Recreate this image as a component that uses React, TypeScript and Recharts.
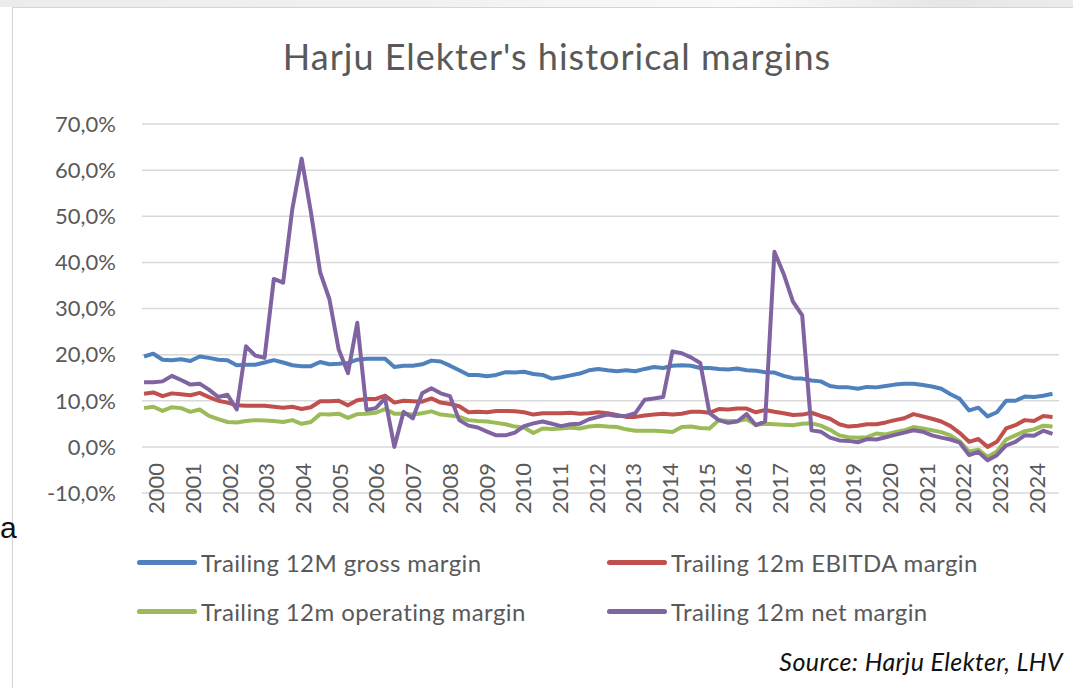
import { LineChart, Line, XAxis, YAxis, CartesianGrid } from "recharts";

const YEARS = [
  2000, 2001, 2002, 2003, 2004, 2005, 2006, 2007, 2008, 2009, 2010, 2011, 2012,
  2013, 2014, 2015, 2016, 2017, 2018, 2019, 2020, 2021, 2022, 2023, 2024,
];

const Y_TICKS = [-10, 0, 10, 20, 30, 40, 50, 60, 70];

// trailing 12m margins, %, one value per quarter
const GROSS = [
  19.6, 20.2, 18.9, 18.8, 19.0, 18.6, 19.6, 19.3, 18.9, 18.8, 17.7, 17.8, 17.8,
  18.3, 18.8, 18.3, 17.7, 17.5, 17.5, 18.4, 17.9, 18.0, 18.2, 18.9, 19.1, 19.1,
  19.1, 17.3, 17.6, 17.6, 17.9, 18.7, 18.5, 17.6, 16.6, 15.6, 15.6, 15.3, 15.6,
  16.2, 16.1, 16.3, 15.8, 15.6, 14.8, 15.1, 15.5, 15.9, 16.6, 16.9, 16.6, 16.4,
  16.6, 16.4, 16.9, 17.3, 17.1, 17.6, 17.7, 17.6, 17.1, 17.1, 16.9, 16.8, 17.0,
  16.6, 16.5, 16.2, 16.1, 15.4, 14.9, 14.8, 14.4, 14.2, 13.2, 12.9, 12.9, 12.6,
  13.0, 12.9, 13.2, 13.5, 13.7, 13.7, 13.4, 13.1, 12.6, 11.4, 10.4, 7.9, 8.5,
  6.6, 7.5, 10.0, 10.0, 10.9, 10.8, 11.1, 11.5,
];

const EBITDA = [
  11.5, 11.8, 11.0, 11.6, 11.4, 11.2, 11.7, 10.8, 10.0, 9.6, 9.0, 8.9, 8.9, 8.9,
  8.7, 8.5, 8.7, 8.2, 8.6, 9.9, 9.9, 10.0, 9.0, 10.1, 10.4, 10.4, 11.1, 9.6,
  10.0, 9.9, 9.8, 10.5, 9.6, 9.3, 8.8, 7.5, 7.6, 7.5, 7.8, 7.8, 7.7, 7.5, 7.0,
  7.3, 7.3, 7.3, 7.4, 7.2, 7.3, 7.5, 7.3, 6.9, 6.5, 6.5, 6.8, 7.0, 7.2, 7.0, 7.2,
  7.6, 7.6, 7.4, 8.2, 8.1, 8.3, 8.3, 7.5, 8.0, 7.6, 7.3, 6.9, 7.0, 7.4, 6.7, 6.1,
  4.9, 4.4, 4.6, 4.9, 4.9, 5.3, 5.8, 6.2, 7.1, 6.6, 6.1, 5.5, 4.5, 3.0, 1.1, 1.7,
  0.0, 1.1, 4.0, 4.7, 5.8, 5.6, 6.7, 6.5,
];

const OPERATING = [
  8.4, 8.7, 7.8, 8.6, 8.4, 7.6, 8.1, 6.7, 6.0, 5.4, 5.3, 5.6, 5.8, 5.7, 5.6, 5.4,
  5.8, 5.0, 5.4, 7.1, 7.0, 7.2, 6.3, 7.1, 7.2, 7.4, 8.2, 7.2, 7.2, 7.0, 7.3, 7.7,
  7.0, 6.8, 6.5, 5.8, 5.6, 5.5, 5.2, 4.9, 4.4, 4.2, 3.0, 4.0, 3.9, 4.0, 4.2, 4.0,
  4.4, 4.6, 4.4, 4.3, 3.8, 3.5, 3.5, 3.5, 3.4, 3.2, 4.3, 4.4, 4.1, 4.0, 5.8, 5.6,
  5.6, 6.0, 4.8, 5.0, 4.9, 4.8, 4.7, 5.0, 5.1, 4.6, 3.7, 2.5, 2.1, 2.0, 2.1, 2.9,
  2.7, 3.2, 3.6, 4.3, 4.0, 3.6, 3.2, 2.5, 1.2, -1.0, -0.6, -2.2, -1.0, 1.6, 2.5,
  3.4, 3.8, 4.6, 4.4,
];

const NET = [
  14.0, 14.0, 14.2, 15.4, 14.5, 13.5, 13.7, 12.4, 10.8, 11.3, 8.1, 21.8, 19.8,
  19.3, 36.4, 35.6, 51.6, 62.5, 50.9, 37.8, 32.0, 21.1, 16.0, 26.9, 8.0, 8.4,
  10.5, 0.0, 7.6, 6.2, 11.6, 12.7, 11.6, 11.0, 5.8, 4.6, 4.2, 3.3, 2.5, 2.5, 3.1,
  4.5, 5.1, 5.5, 5.0, 4.5, 4.9, 5.0, 6.0, 6.5, 7.0, 6.7, 6.7, 7.3, 10.2, 10.5,
  10.8, 20.7, 20.3, 19.4, 18.2, 7.3, 5.8, 5.2, 5.5, 7.1, 4.7, 5.5, 42.3, 37.5,
  31.5, 28.5, 3.6, 3.3, 2.0, 1.4, 1.3, 1.0, 1.7, 1.6, 2.1, 2.6, 3.1, 3.6, 3.3,
  2.5, 2.0, 1.6, 0.9, -1.8, -1.1, -2.9, -1.8, 0.3, 1.1, 2.5, 2.4, 3.5, 2.8,
];

const SERIES = [
  { key: "gross", name: "Trailing 12M gross margin", color: "#4F81BD" },
  { key: "ebitda", name: "Trailing 12m EBITDA margin", color: "#C0504D" },
  { key: "operating", name: "Trailing 12m operating margin", color: "#9BBB59" },
  { key: "net", name: "Trailing 12m net margin", color: "#8064A2" },
];

const data = GROSS.map((g, i) => ({
  i,
  gross: g,
  ebitda: EBITDA[i],
  operating: OPERATING[i],
  net: NET[i],
}));

// year labels sit a little after the first quarter of each year
const FIRST_TICK = 1.35;
const PER_YEAR = 3.956;
const yearTicks = YEARS.map((_, k) => FIRST_TICK + k * PER_YEAR);

const TEXT = "#595959";
const FONT = "Lato, 'Noto Sans', sans-serif";

const pct = (v: number) => `${v.toFixed(1).replace(".", ",")}%`;

const YearTick = ({ x, payload }: any) => {
  const k = Math.round((payload.value - FIRST_TICK) / PER_YEAR);
  const top = 463;
  return (
    <text
      x={x}
      y={top}
      transform={`rotate(-90, ${x}, ${top})`}
      textAnchor="end"
      dy="0.36em"
      fontSize={22}
      fill={TEXT}
      fontFamily={FONT}
    >
      {YEARS[k]}
    </text>
  );
};

const LegendItem = ({ s, left, top }: any) => (
  <div
    style={{
      position: "absolute",
      left,
      top,
      display: "flex",
      alignItems: "center",
      height: 30,
    }}
  >
    <div
      style={{
        width: 60,
        height: 5,
        borderRadius: 3,
        background: s.color,
        marginRight: 4,
      }}
    />
    <span
      style={{ fontSize: 24, letterSpacing: 0.4, color: TEXT, fontFamily: FONT }}
    >
      {s.name}
    </span>
  </div>
);

export default function App() {
  return (
    <div
      style={{
        position: "absolute",
        left: 0,
        top: 0,
        width: 1073,
        height: 688,
        overflow: "hidden",
        background: "#fff",
        fontFamily: FONT,
      }}
    >
      <div
        style={{
          position: "absolute",
          left: 0,
          top: 0,
          width: 1073,
          height: 7,
          background:
            "linear-gradient(90deg, #ececec 0%, #f1f1f1 40%, #fafafa 70%, #e6e6e6 88%, #ececec 100%)",
        }}
      />
      <div
        style={{
          position: "absolute",
          left: 12,
          top: 7,
          width: 1080,
          height: 700,
          border: "1.5px solid #d4d4d4",
          background: "#fff",
        }}
      />
      <div
        style={{
          position: "absolute",
          left: 0,
          top: 511,
          fontSize: 30,
          fontFamily: "'Liberation Sans', Arial, sans-serif",
          color: "#111",
        }}
      >
        a
      </div>

      <div
        style={{
          position: "absolute",
          left: 0,
          width: 1114,
          top: 34,
          textAlign: "center",
          fontSize: 36,
          letterSpacing: 1,
          color: TEXT,
        }}
      >
        Harju Elekter's historical margins
      </div>

      <div style={{ position: "absolute", left: 0, top: 0 }}>
        <LineChart
          width={1073}
          height={688}
          data={data}
          margin={{ top: 124, right: 14, left: 82, bottom: 165 }}
        >
          <CartesianGrid vertical={false} stroke="#d9d9d9" strokeWidth={1.5} />
          <XAxis
            dataKey="i"
            type="number"
            domain={[-0.22, 98.7]}
            allowDataOverflow
            ticks={yearTicks}
            interval={0}
            tick={<YearTick />}
            axisLine={false}
            tickLine={false}
            height={30}
          />
          <YAxis
            domain={[-10, 70]}
            ticks={Y_TICKS}
            interval={0}
            tickFormatter={pct}
            axisLine={false}
            tickLine={false}
            tickMargin={20}
            width={60}
            tick={{ fontSize: 22, fill: TEXT, fontFamily: FONT }}
          />
          {SERIES.map((s) => (
            <Line
              key={s.key}
              type="linear"
              dataKey={s.key}
              stroke={s.color}
              strokeWidth={4}
              strokeLinejoin="round"
              dot={false}
              isAnimationActive={false}
            />
          ))}
        </LineChart>
      </div>

      <LegendItem s={SERIES[0]} left={137} top={547} />
      <LegendItem s={SERIES[1]} left={607} top={547} />
      <LegendItem s={SERIES[2]} left={137} top={596} />
      <LegendItem s={SERIES[3]} left={607} top={596} />

      <div
        style={{
          position: "absolute",
          right: 10,
          top: 646,
          fontSize: 25,
          letterSpacing: 0.4,
          fontStyle: "italic",
          color: "#111",
        }}
      >
        Source: Harju Elekter, LHV
      </div>
    </div>
  );
}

-- PROBLEM TO SOLVE --
Please repeat exactly the data above from its first line to the line that contains "50, 60, 70];", inclusive, and leave every picture out.

-- OUTPUT OF THE TASK --
Recreate this image as a component that uses React, TypeScript and Recharts.
import { LineChart, Line, XAxis, YAxis, CartesianGrid } from "recharts";

const YEARS = [
  2000, 2001, 2002, 2003, 2004, 2005, 2006, 2007, 2008, 2009, 2010, 2011, 2012,
  2013, 2014, 2015, 2016, 2017, 2018, 2019, 2020, 2021, 2022, 2023, 2024,
];

const Y_TICKS = [-10, 0, 10, 20, 30, 40, 50, 60, 70];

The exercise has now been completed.